The final exhibition truly baffled the board members of STCI. The dance group performed two classical Hindi songs with grace and enthusiasm, and was asked for a repeat performance. The theater troupe put on a short but clever skit that utilized a scenario of a bear and animal, ending with one child's concluding lesson that one should always keep good company. The computer group displayed a completely child-produced power point presentation consisting of pictures they took themselves, as well as created manually using WordTools. Many children also came up in front of everyone to give their thanks at the end of the event, a first step for almost all of them- according to the board. We were informed, to our utmost joy, that we truly have made a positive difference. The feeling that overcame me is inexplicable. It was simply proof that we must be doing something right here. We are on the right path.
After the presentation, we had a few hours to pass until the dinner scheduled with Police Chief Kamble. I truly observed the bonding of our own NISWARTH group during these short moments. I have noticed that we are no longer segregated in Udayachal and Andover clusters, but are interspersed, sharing our cultures, language, and memories. The notebooks of my American classmates are dotted with newly-learned Hindi vocabulary, and more than one Udayachal ear harbors the white earpiece of an IPod at all times. Just last night, nearly all of us stayed up past midnight- despite the long day, we were not exhausted enough to play infinite rounds of "Spoons," presumably creating enough of a racket as to prevent any poor resident from sleeping at all. I am honestly baffled by the closeness I feel to everyone in our group, which at first seemed random and divided. I know it can only get better.
All of us, including the boys, got Mehndhi (Henna) done on our hands by a few of the STCI students. Hopefully, visual proof will be up on the internet soon so that all can see how professional these girls are capable of being. I have not seen such elaborate and skilled work done at some of the largest Indian weddings. This just goes to show how we have been surprised by our underestimation over the course of the trip. Instead of passing all the time at the STCI center, we voted on spending an hour shopping at a string of local clothing and item shops. With the help of Udayachal teacher Taranjeet, many a bargain was made.
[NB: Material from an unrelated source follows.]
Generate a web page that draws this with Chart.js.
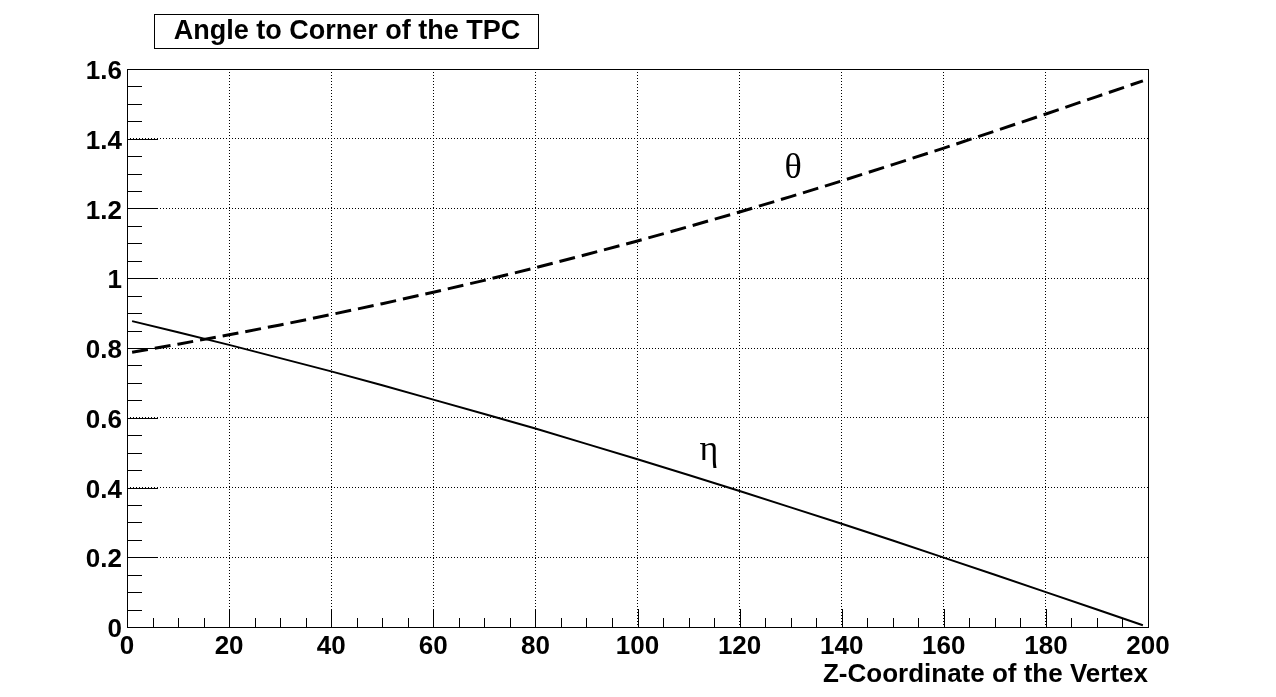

On the bus rides, I have found myself staring out the window to see the streets of Mumbai, while may always seem the same- soiled and crowded- there are many small instances that I have noticed. In the dusk, I was drawn to the light of a small wood fire which a child and his father were huddled over, roasting a dead chicken. Another father was propped up against the side of his slum with his child in his lap, reading to him from a tattered book. In the heat of the day, while humming the Bollywood tunes of the radio under my breath, I tend to see harsher realities. Yet another one-limbed man migrates from vehicle to vehicle, another insect-ridden infant is bathing in the puddles of poverty. Why has God created suffering? Why has he created poverty? Why has he allowed hunger?